Mr. DULLES. On his passport instead of his mother as the person you
notify in case something happens he had his aunt, not his mother (37).


"Assistant FBI Director John Malone, who was in charge of the New York
FBI office, reviewed the court file on Oswald, which included his school
records. Malone filed an eight-page report and stated that when Oswald
left the Youth House on May 7, 1953, he entered Public School #44 in the
ninth grade. The ninth grade? Oswald entered the seventh grade the
previous September and attended only 24 days of school. How could he have
skipped from the seventh to the ninth grade? (38)

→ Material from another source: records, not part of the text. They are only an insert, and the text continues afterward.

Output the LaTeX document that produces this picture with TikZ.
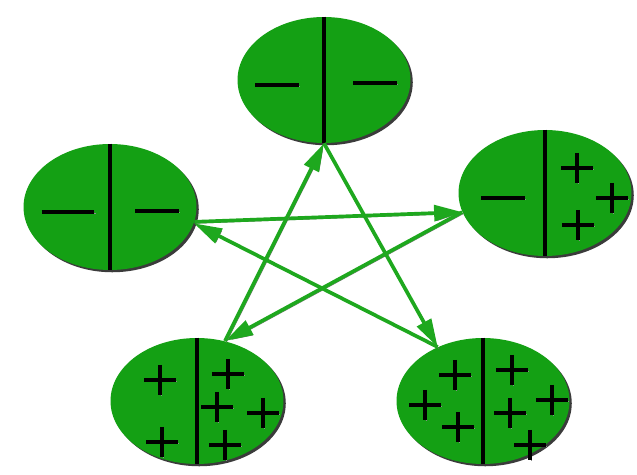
\documentclass[tikz,border=0pt]{standalone}
\usetikzlibrary{shapes.geometric, arrows.meta, shadows}
\definecolor{leafgreen}{RGB}{20,160,20}
\definecolor{arrowgreen}{RGB}{30,168,30}

\begin{document}
\begin{tikzpicture}[x=0.02cm, y=-0.02cm,
    cell/.style={ellipse, fill=leafgreen, minimum width=3.46cm, minimum height=2.52cm, inner sep=0pt,
        drop shadow={shadow xshift=1.3pt, shadow yshift=-1.3pt, fill=black!85, opacity=.9}},
    divider/.style={line width=1.9pt, black},
    sign/.style={line width=2.7pt, black,
        preaction={draw=black!45, transform canvas={shift={(0.7pt,-0.7pt)}}}},
    flow/.style={line width=2.1pt, arrowgreen, -{Triangle[length=16pt, width=9pt]},
        preaction={draw=black!55, transform canvas={shift={(0.8pt,-0.8pt)}}}},
    plussign/.pic={\draw[sign] (-16,0) -- (16,0) (0,-15) -- (0,15);},
    minussign/.pic={\draw[sign] (-22,0) -- (22,0);}
]
    \useasboundingbox (0,0) rectangle (637,475);

    % the five cells
    \node[cell] (tp) at (324,80) {};
    \node[cell] (lf) at (110,207) {};
    \node[cell] (rt) at (545,193) {};
    \node[cell] (bl) at (197,401) {};
    \node[cell] (br) at (483,401) {};

    % dividing lines
    \foreach \c in {tp, lf, rt, bl, br}
        \draw[divider] (\c.north) -- (\c.south);

    % charges
    \pic at (277,85) {minussign};
    \pic at (375,83) {minussign};
    \pic[xscale=1.2] at (68,212) {minussign};
    \pic at (157,211) {minussign};
    \pic at (503,198) {minussign};
    \foreach \p in {(577,168), (612,198), (578,225)}
        \pic at \p {plussign};
    \foreach \p in {(160,380), (162,442), (228,374), (217,407), (263,413), (225,445)}
        \pic at \p {plussign};
    \foreach \p in {(455,375), (425,405), (458,427), (512,370), (510,413), (552,400), (530,445)}
        \pic at \p {plussign};

    % star of transfers
    \draw[flow] (lf.-10) -- (rt.193);
    \draw[flow] (rt.193) -- (bl.65);
    \draw[flow] (bl.65) -- (tp.south);
    \draw[flow] (tp.south) -- (br.130);
    \draw[flow] (br.130) -- (lf.-11);
\end{tikzpicture}
\end{document}
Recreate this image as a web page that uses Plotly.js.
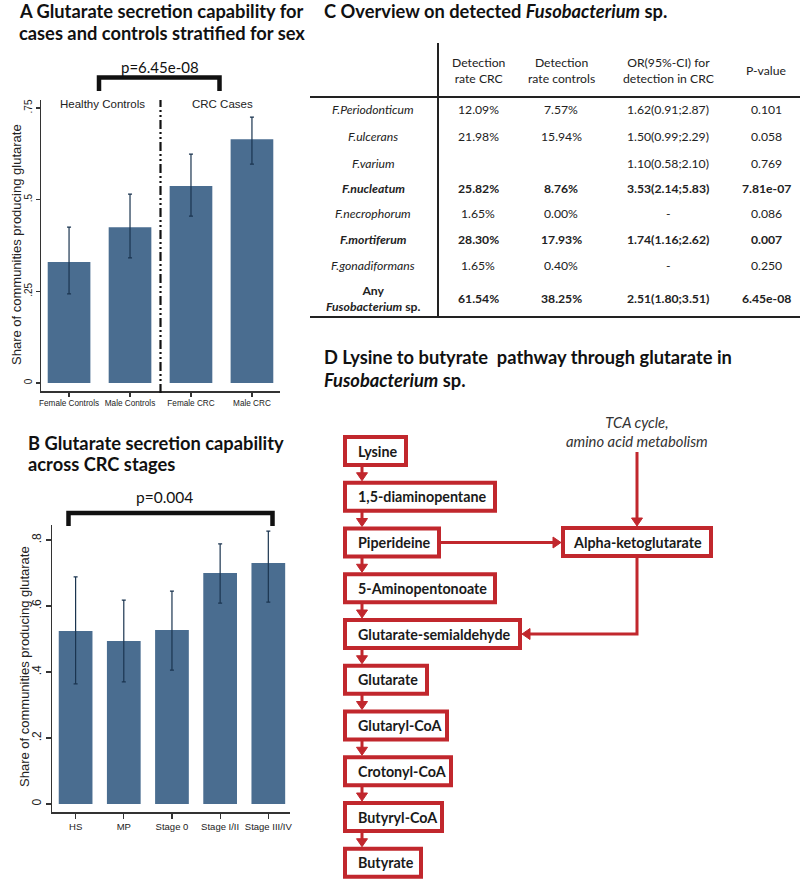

"One set of school records shows Oswald to be truant while another set
shows him to be attending school full-time. Dr. Kurian interviewed Oswald
in March of 1953, yet the Warren Commission says Oswald was first
interviewed by a psychiatrist two months later. Dr. Kurian says Oswald
was in the Youth House prior to that time, yet the Warren Commission says
Oswald was only confined to Youth House once -- a month after speaking to
Kurian. Dr. Kurian says Oswald was 4'6" tall, yet New York school records
list his height only a month later as 5'4" (39).

"These discrepancies suggest there were two different people -- both
apparently named Lee Harvey Oswald -- in New York in the spring of 1953.
This would explain the testimony of Oswald's half brother John Pic when
the Warren Commission showed him a series of photographs from the
February 21, 1964, issue of Life magazine of Lee Oswald as a youth. Pic
identified photographs of Oswald from ages two through twelve" (40).

But when Warren Commission attorney Albert Jenner showed Pic a photo-
graph of a 13-year-old Oswald standing in front of the Bronx Zoo (41), and
asked, "Do you recognize that photo?" John Pic replied, "Sir, from that
picture, I could not recognize that that is Lee Harvey Oswald." Attorney
Jenner prompted him: ". . . [T]hat young fellow is shown here, he doesn't
look like you recall Lee looked in 1952 and 1953 when you saw him in New
York City?" John Pic replied, "No, sir." This is the only known
photograph taken during Oswald's year-and-a-half stay in New York. Robert
Oswald testified that the boy in the picture was Lee Harvey Oswald, and
he himself had taken the picture. John Pic, who testified months later,
said he would never know it was Lee Harvey Oswald (42).

Because of the FBI and the Warren Commission's silence, we do not know
the identities of any acquaintances young Lee had in New York. We know he
had at least one friend, however. Marguerite mentions that "they assigned
a Big Brother to Lee . . . this man came out to the apartment on several
occasions . . . I do not know the name of the Big Brother. But from the
newspaper accounts, they know the name" (43). The Commission apparently
did not knock itself out trying to locate him.

In the summer of 1953, Lee Oswald was living in the Bronx with his
mother. According to employment records obtained by the FBI, Marguerite
worked at Lady Orva Hosiery from May 9 through December 20, 1953. Lee,
of course, was in New York with Marguerite throughout this entire period,
as would be expected, and as she testified to the Warren Commission (44).